The personal information and intellectual proprietary information need to be hosted in the most innermost, protected area of the castle so that if attackers get over the moat, they still have not been able to get the keys to the kingdom. There are several mechanisms you can put in place that will protect web applications. Most web applications use the authentication, session management, and access control triad to reduce their attack surface. They have interdependencies, providing overall protection. Any defect in any part of the triad could possibly give an attacker access to the data.

Authentication is the most basic where you have to prove you are who you say you are by logging into a site. After you log in with a strong password or multifactor authentication, the authenticated person's session must be managed. This is usually done with some sort of token. When a user gets a token, the browser submits it to the server in each subsequent HTTP request. If the user is not active, the token will ideally expire requiring that user to log in again. Access control is put in place to make and enforce who has access to what. If this has been deployed correctly, it will know if this user is authorized to perform an action or access the data he or she is requesting.

Even using this triad, no web application or technology has proven to be invulnerable. New threats and techniques pop up every day that add a dynamic element to defense. Bad guys attack and we move to defend. Anyone who is in a development role must realize that you can maintain security in your web applications during the actual development of those tools. A good rule of thumb is to assume all input to be hostile. Input validation is done so that only properly formed data can be placed in a web application field. The next time you pull up a form, check to see whether you can add letters in the field for a ZIP code. That field should accept numbers only, as well as only a certain number of numbers.

Encryption is another defense mechanism whether it's protecting data in transit or data at rest. You must implement an authentication plan, but the data those services shared must be encrypted in some way. An open, unsecured web service is a hacker's best friend, and there are algorithms that can crawl the web looking for this.

Another development‐focused security tool to implement is exception handling. Think of the last time you mistyped your username and password. Did the error tell you it was your username or your password? Ideally, it should be generic. If the error message was that your password was incorrect, hackers now know that the username was correct and to focus their efforts on your password. In any case, the exception or error should reject or fail closed. An application that fails securely will prevent operations from happening that shouldn't.

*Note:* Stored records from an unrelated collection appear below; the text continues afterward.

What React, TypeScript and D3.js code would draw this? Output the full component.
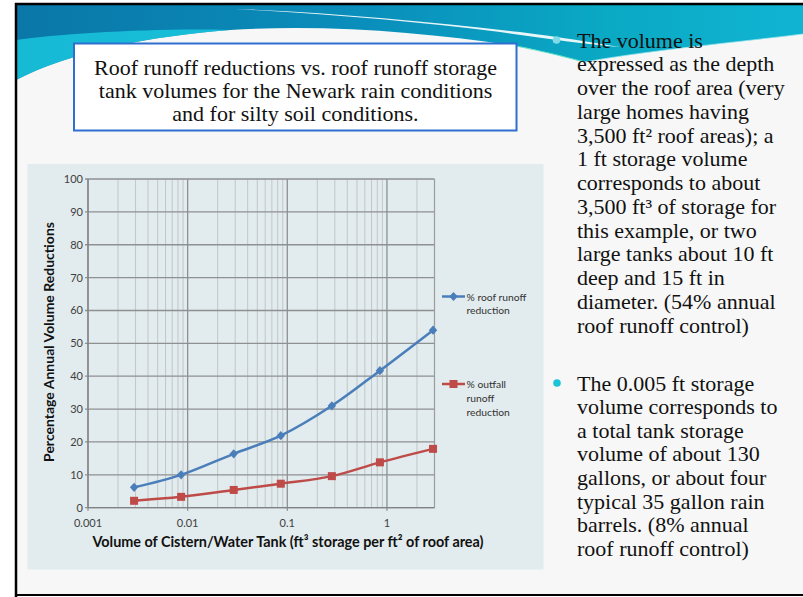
import React from "react";
import * as d3 from "d3";

const xVals = [0.0029, 0.0086, 0.029, 0.086, 0.28, 0.85, 2.9];
const roofRunoff = [6.2, 10.0, 16.4, 21.9, 31.0, 41.7, 54.0];
const outfallRunoff = [2.1, 3.3, 5.4, 7.3, 9.6, 13.8, 17.9];
const xTicks = [0.001, 0.01, 0.1, 1];
const xTickLabels = ["0.001", "0.01", "0.1", "1"];
const yTicks = [0, 10, 20, 30, 40, 50, 60, 70, 80, 90, 100];
const seriesNames = [["% roof runoff", "reduction"], ["% outfall", "runoff", "reduction"]];
const titleLines = [
  "Roof runoff reductions vs. roof runoff storage",
  "tank volumes for the Newark rain conditions",
  "and for silty soil conditions.",
];
const para1 = [
  "The volume is",
  "expressed as the depth",
  "over the roof area (very",
  "large homes having",
  "3,500 ft\u00b2 roof areas); a",
  "1 ft storage volume",
  "corresponds to about",
  "3,500 ft\u00b3 of storage for",
  "this example, or two",
  "large tanks about 10 ft",
  "deep and 15 ft in",
  "diameter. (54% annual",
  "roof runoff control)",
];
const para2 = [
  "The 0.005 ft storage",
  "volume corresponds to",
  "a total tank storage",
  "volume of about 130",
  "gallons, or about four",
  "typical 35 gallon rain",
  "barrels. (8% annual",
  "roof runoff control)",
];

const BLUE = "#4a7ebb";
const RED = "#be4b48";
const chartFont = "Lato, 'Open Sans', sans-serif";
const serif = "'Liberation Serif', 'Times New Roman', serif";

export default function App() {
  const x = d3.scaleLog().domain([0.001, 3]).range([88, 434.5]);
  const y = d3.scaleLinear().domain([0, 100]).range([507.7, 179]);

  const minor: number[] = [];
  xTicks.forEach((d) => {
    for (let k = 2; k <= 9; k++) if (d * k <= 3.0001) minor.push(d * k);
  });

  const line = d3
    .line<number>()
    .x((_, i) => x(xVals[i]))
    .y((v) => y(v))
    .curve(d3.curveCatmullRom.alpha(0.5));

  const diamond = "M0,-4.6L4.2,0L0,4.6L-4.2,0Z";
  const [x0, x1] = x.range();
  const [yb, yt] = y.range();

  return (
    <svg
      width={803}
      height={597}
      style={{ position: "absolute", left: 0, top: 0 }}
      xmlns="http://www.w3.org/2000/svg"
    >
      <defs>
        <linearGradient id="hdr" x1="0" y1="0" x2="1" y2="0">
          <stop offset="0" stopColor="#0a77a8" />
          <stop offset="0.45" stopColor="#0a8fbc" />
          <stop offset="0.75" stopColor="#0aa9c4" />
          <stop offset="1" stopColor="#10b4d2" />
        </linearGradient>
      </defs>
      <rect x={0} y={0} width={803} height={597} fill="#ffffff" />
      <rect x={16} y={4} width={800} height={591} fill="#f7f7f7" />
      {/* header wave */}
      <path
        d="M16,4L803,4L803,34C740,42 650,50 585,62C560,56 540,50 515,46C430,33 330,24 230,30C150,36 70,52 16,80Z"
        fill="url(#hdr)"
      />
      <path
        d="M16,40C60,34 150,28 230,30C150,36 70,52 16,80Z"
        fill="#1cd0e4"
        opacity={0.75}
      />
      <path
        d="M235,9C330,12 430,22 520,32C560,37 590,42 620,47C585,44 540,38 500,32C420,22 330,14 235,9Z"
        fill="#ffffff"
        opacity={0.9}
      />
      <path d="M585,62C560,56 540,50 515,46" stroke="#5fe0c8" strokeWidth={1.2} fill="none" />
      <path d="M585,62C650,50 740,42 803,34" stroke="#9fe8f0" strokeWidth={1} fill="none" opacity={0.7} />
      {/* frame */}
      <path d="M16,597L16,4L803,4" fill="none" stroke="#000" strokeWidth={2.5} />
      <line x1={16} y1={595} x2={803} y2={595} stroke="#000" strokeWidth={2} />

      {/* title box */}
      <rect x={74} y={43.5} width={442.5} height={87} fill="#ffffff" stroke="#2f6fd0" strokeWidth={2} />
      {titleLines.map((t, i) => (
        <text
          key={i}
          x={295.5}
          y={75 + i * 23}
          textAnchor="middle"
          fontFamily={serif}
          fontSize={22}
          fill="#111"
        >
          {t}
        </text>
      ))}

      {/* chart panel */}
      <rect x={27.5} y={164} width={516} height={405.5} fill="#e2ebed" />

      {/* minor vertical gridlines */}
      {minor.map((m, i) => (
        <line key={"m" + i} x1={x(m)} x2={x(m)} y1={yt} y2={yb} stroke="#c3c7c9" strokeWidth={1} />
      ))}
      {/* horizontal gridlines */}
      {yTicks.map((t) => (
        <line key={"h" + t} x1={x0 - 3} x2={x1} y1={y(t)} y2={y(t)} stroke="#8e9192" strokeWidth={1.3} />
      ))}
      {/* major vertical */}
      {xTicks.map((t) => (
        <line key={"v" + t} x1={x(t)} x2={x(t)} y1={yt} y2={yb + 3} stroke="#8e9192" strokeWidth={1.3} />
      ))}
      <line x1={x1} x2={x1} y1={yt} y2={yb} stroke="#9a9d9e" strokeWidth={1.2} />
      <line x1={x0} x2={x0} y1={yt} y2={yb} stroke="#808384" strokeWidth={1.3} />
      <line x1={x0} x2={x1} y1={yb} y2={yb} stroke="#808384" strokeWidth={1.3} />

      {/* y tick labels */}
      {yTicks.map((t) => (
        <text
          key={"yl" + t}
          x={83}
          y={y(t) + 4}
          textAnchor="end"
          fontFamily={chartFont}
          fontSize={11}
          fill="#404040"
        >
          {t}
        </text>
      ))}
      {xTicks.map((t, i) => (
        <text
          key={"xl" + t}
          x={x(t)}
          y={527}
          textAnchor="middle"
          fontFamily={chartFont}
          fontSize={11}
          fill="#404040"
        >
          {xTickLabels[i]}
        </text>
      ))}

      {/* axis titles */}
      <text
        x={288}
        y={547}
        textAnchor="middle"
        fontFamily={chartFont}
        fontSize={14.4}
        fontWeight="bold"
        fill="#111"
      >
        Volume of Cistern/Water Tank (ft³ storage per ft² of roof area)
      </text>
      <text
        transform="translate(54,342) rotate(-90)"
        textAnchor="middle"
        fontFamily={chartFont}
        fontSize={14}
        fontWeight="bold"
        fill="#111"
      >
        Percentage Annual Volume Reductions
      </text>

      {/* series */}
      <path d={line(roofRunoff) || ""} fill="none" stroke={BLUE} strokeWidth={2.5} />
      <path d={line(outfallRunoff) || ""} fill="none" stroke={RED} strokeWidth={2.5} />
      {roofRunoff.map((v, i) => (
        <path key={"bd" + i} d={diamond} transform={`translate(${x(xVals[i])},${y(v)})`} fill={BLUE} />
      ))}
      {outfallRunoff.map((v, i) => (
        <rect key={"rs" + i} x={x(xVals[i]) - 4} y={y(v) - 4} width={8} height={8} fill={RED} />
      ))}

      {/* legend */}
      <line x1={442} x2={465} y1={296.5} y2={296.5} stroke={BLUE} strokeWidth={2.5} />
      <path d={diamond} transform="translate(453.5,296.5)" fill={BLUE} />
      {seriesNames[0].map((s, i) => (
        <text key={"l0" + i} x={466.5} y={300.5 + i * 13.5} fontFamily={chartFont} fontSize={10.3} fill="#333">
          {s}
        </text>
      ))}
      <line x1={442} x2={465} y1={384} y2={384} stroke={RED} strokeWidth={2.5} />
      <rect x={449.5} y={380} width={8} height={8} fill={RED} />
      {seriesNames[1].map((s, i) => (
        <text key={"l1" + i} x={466.5} y={388 + i * 13.8} fontFamily={chartFont} fontSize={10.3} fill="#333">
          {s}
        </text>
      ))}

      {/* right text */}
      <circle cx={556.5} cy={40} r={3.8} fill="#7fdbe8" />
      {para1.map((t, i) => (
        <text key={"p1" + i} x={577} y={47.5 + i * 23.75} fontFamily={serif} fontSize={22} fill="#111">
          {t}
        </text>
      ))}
      <circle cx={557} cy={383} r={3.8} fill="#1cc4d8" />
      {para2.map((t, i) => (
        <text key={"p2" + i} x={577} y={390.5 + i * 23.6} fontFamily={serif} fontSize={22} fill="#111">
          {t}
        </text>
      ))}
    </svg>
  );
}
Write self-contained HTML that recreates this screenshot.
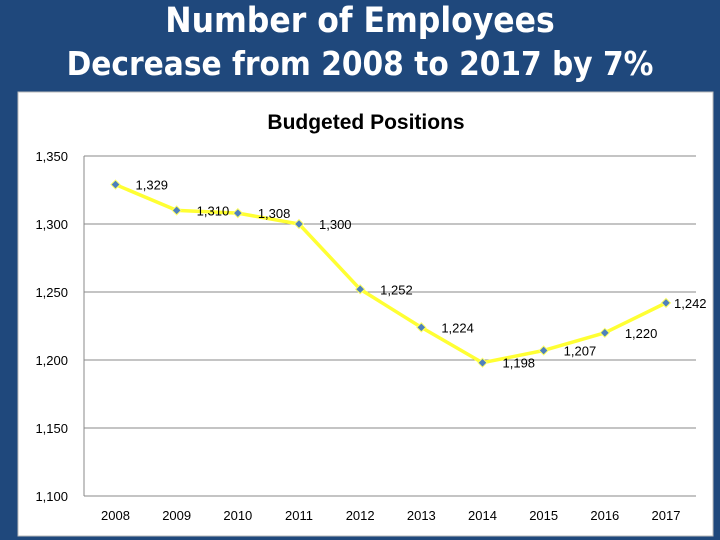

Lastly, don't forget auditing and logging as well as quality assurance and testing. Logs often record suspicious activity and can provide individual accountability. If you can, hire a third‐party service that specializes in penetration testing or vulnerability scanning. In college, one of the best practices was to have another person read your thesis. You become immune to your errors. You know what you meant to say, but did you say it right? Getting someone with expertise to give your application a test can make the difference between a multimillion dollar breach and no breach at all.

I'm lucky enough to call Chris Roberts, the Sidragon himself, a friend. I would hate to be unlucky enough to call him an enemy. Physically imposing, even when wearing a kilt and sporting a foot‐long blue beard, he is one of the best security researchers out there and one of the nicest guys you'll ever meet. He says, “There are those of us in the know, we know what is going on and there are too many organizations out there saying, ‘Oh, we are perfectly safe,’ but we do have a hell of a lot of people who are unaware.” We have to learn and evolve.